N: There was a bit of confederacy between us. It was you and me against everybody." 

Mullally and Offerman have an honest conversation about wanting to have kids but it not working out. Mullally was already sort of in her later childbearing years when they met, and after trying for a while they just decided they were fine without. They don't make a big deal of it or victimize themselves, and both agree that the careers and lifestyles they enjoy so much now would never allow for kids anyways. This was the part of the book where their self-confidence and mutual respect best shone.

I also loved their ability to be self-deprecating. I think most people would assume they're like that based on the roles they play, but you always wonder about celebrities. Here is a classic example from Mullally while discussing her success on Will and Grace:

I remember walking down the sidewalk with a friend when I was in college at Northwestern, vowing passionately that I would NEVER do television, that it was beneath my dignity. I don't know what I thought I was going to do- Shakespeare? In the Vatican?"

They also carry on making fun of themselves for hosting their backyard wedding on the Emmy's weekend. They joke that they thought they were so famous and would have to throw the paparazzi off by getting married on a weekend nobody would think to, but in the end the paparazzi never gave a damn about their wedding.



The last thing that made me love this book so much is how much Offerman reminded me of my husband Scott. I never would have thought this having seen him act or do stand-up, but reading the way he talks about himself and the way Mullally talks about him, the similarities are so glaring. My first tip off was Offerman's take on his own sense of style:

I like to have the same garments for fifteen to twenty-five years. I like my clothes to be comfortable and perform work. And I like work boots that you can send back to White's Boots in Spokane to have them re-soled. And I don't much care for having my picture taken."

If anyone knows my husband Scott, this isn't like him, it is him. The second tip-off was in a personal essay Offerman wrote about living with Mullally. He writes the following which I actually ran to get Scott and read to him when I read:

So we have this beautiful and cozy living space with luscious art and fabrics (and the occasional woodwork!) that is further enriched by Megan's adherence to a very Zen 'no clutter' policy. She laid this discipline on me when I first moved in with her some eighteen years ago, and I immediately recognized its calming value. Megan made our house amazing, and together we keep it neat and tidy, which subtly but consistently mollifies the chaotic energy of our schedules."
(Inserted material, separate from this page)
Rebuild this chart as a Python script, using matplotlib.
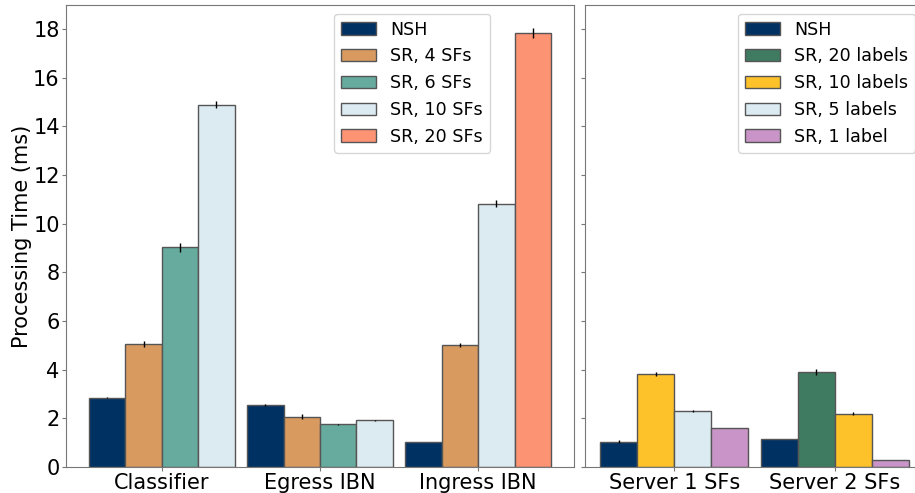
import numpy as np
import matplotlib
matplotlib.use('Agg')
import matplotlib.pyplot as plt

# left panel
groups_left = ["Classifier", "Egress IBN", "Ingress IBN"]
nsh_left = [2.85, 2.54, 1.04]
nsh_left_err = [0.03, 0.03, 0.0]
sr4 = [5.07, 2.07, 5.03]
sr4_err = [0.12, 0.1, 0.08]
# Classifier and Egress have SR 6 SFs; Ingress has SR 20 SFs in the last slot
sr6 = [9.03, 1.75]
sr6_err = [0.18, 0.03]
sr10 = [14.89, 1.92, 10.82]
sr10_err = [0.15, 0.03, 0.14]
sr20 = [17.84]
sr20_err = [0.2]

# right panel
groups_right = ["Server 1 SFs", "Server 2 SFs"]
nsh_right = [1.04, 1.16]
nsh_right_err = [0.05, 0.0]
lab20 = [3.89]
lab20_err = [0.12]
lab10 = [3.82, 2.19]
lab10_err = [0.08, 0.07]
lab5 = [2.29]
lab5_err = [0.04]
lab1 = [1.59, 0.29]
lab1_err = [0.0, 0.0]

c_nsh = '#003163'
c_sr4 = '#d99a5f'
c_sr6 = '#67ab9e'
c_sr10 = '#dcebf2'
c_sr20 = '#fc9373'
c_l20 = '#3f7b61'
c_l10 = '#fdc12a'
c_l5 = '#dcebf2'
c_l1 = '#c994c7'

w = 0.23
ec = '#555555'
ekw = dict(ecolor='black', elinewidth=1, capsize=0)

fig = plt.figure(figsize=(9.15, 4.93), dpi=100)
ax1 = fig.add_axes([0.0721, 0.0527, 0.5552, 0.9372])
ax2 = fig.add_axes([0.6394, 0.0527, 0.3706, 0.9372], sharey=ax1)

x = np.arange(len(groups_left))
off = np.array([-1.5, -0.5, 0.5, 1.5]) * w
ax1.bar(x + off[0], nsh_left, w, yerr=nsh_left_err, color=c_nsh, edgecolor=ec, label='NSH', error_kw=ekw)
ax1.bar(x + off[1], sr4, w, yerr=sr4_err, color=c_sr4, edgecolor=ec, label='SR, 4 SFs', error_kw=ekw)
ax1.bar(x[:2] + off[2], sr6, w, yerr=sr6_err, color=c_sr6, edgecolor=ec, label='SR, 6 SFs', error_kw=ekw)
ax1.bar(x[:2] + off[3], sr10[:2], w, yerr=sr10_err[:2], color=c_sr10, edgecolor=ec, label='SR, 10 SFs', error_kw=ekw)
ax1.bar(x[2:] + off[2], sr10[2:], w, yerr=sr10_err[2:], color=c_sr10, edgecolor=ec, error_kw=ekw)
ax1.bar(x[2:] + off[3], sr20, w, yerr=sr20_err, color=c_sr20, edgecolor=ec, label='SR, 20 SFs', error_kw=ekw)
ax1.set_xticks(x)
ax1.set_xticklabels(groups_left)
ax1.set_ylabel('Processing Time (ms)', fontsize=15, labelpad=1)
ax1.set_ylim(0, 18.98)
ax1.set_yticks(np.arange(0, 19, 2))
ax1.legend(fontsize=12.6, loc='upper right', bbox_to_anchor=(0.852, 1.0))

xr = np.arange(len(groups_right))
ax2.bar(xr + off[0], nsh_right, w, yerr=nsh_right_err, color=c_nsh, edgecolor=ec, label='NSH', error_kw=ekw)
ax2.bar(xr[1:] + off[1], lab20, w, yerr=lab20_err, color=c_l20, edgecolor=ec, label='SR, 20 labels', error_kw=ekw)
ax2.bar(xr[:1] + off[1], lab10[:1], w, yerr=lab10_err[:1], color=c_l10, edgecolor=ec, label='SR, 10 labels', error_kw=ekw)
ax2.bar(xr[1:] + off[2], lab10[1:], w, yerr=lab10_err[1:], color=c_l10, edgecolor=ec, error_kw=ekw)
ax2.bar(xr[:1] + off[2], lab5, w, yerr=lab5_err, color=c_l5, edgecolor=ec, label='SR, 5 labels', error_kw=ekw)
ax2.bar(xr + off[3], lab1, w, yerr=lab1_err, color=c_l1, edgecolor=ec, label='SR, 1 label', error_kw=ekw)
ax2.set_xticks(xr)
ax2.set_xticklabels(groups_right)
ax2.tick_params(axis='y', labelleft=False)
ax2.legend(fontsize=12.6, loc='upper right')

for ax in (ax1, ax2):
    ax.tick_params(axis='x', labelsize=15, length=3, pad=1, color='#777777')
    ax.tick_params(axis='y', labelsize=15, length=3, pad=1.5, color='#777777')
    for s in ax.spines.values():
        s.set_color('#777777')

fig.savefig('out.png', dpi=100)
In my house we bicker about clutter and things that aren't where they're supposed to be but at the end of the day, Scott will tell me how much he appreciates that we don't have crap everywhere because it makes the house more relaxing. Fuckin right. I do know how annoying it is to be bitched at to put my stuff away though, I was on the other end of this argument my whole life growing up. Turns out I'm exactly like my mother.

Mullally and Offerman posing with some of their puzzles


The final thing that threw the comparison over the edge was Mullally talking about their relationship and how it's his personality that makes her trust him so much:

Nick is not a big operator. It's great, because I've been with him for eighteen years now, and I never have to worry that he's out banging somebody else. Because he doesn't have it in him. He's not that kind of person." 

My husband is also not someone I would call a 'big operator'. Even though there are a ton of major differences between Offerman and Scott (a career in entertainment, for one) I really enjoyed reading about a marriage where the husband so closely resembles my own. It added an extra sweetness factor for me to an already insanely adorable book.

So despite really having a hard time with the format initially, it's now my favourite thing. I think anyone who likes either of these actors would appreciate the book, it's funny and silly and rich with details. I wish all celebrities would now do books with their spouses it's so much better and more intimate. I also want to add that the hardcover edition of this book is one of the nicest books I own, it's got thick glossy pages and weighs a ton.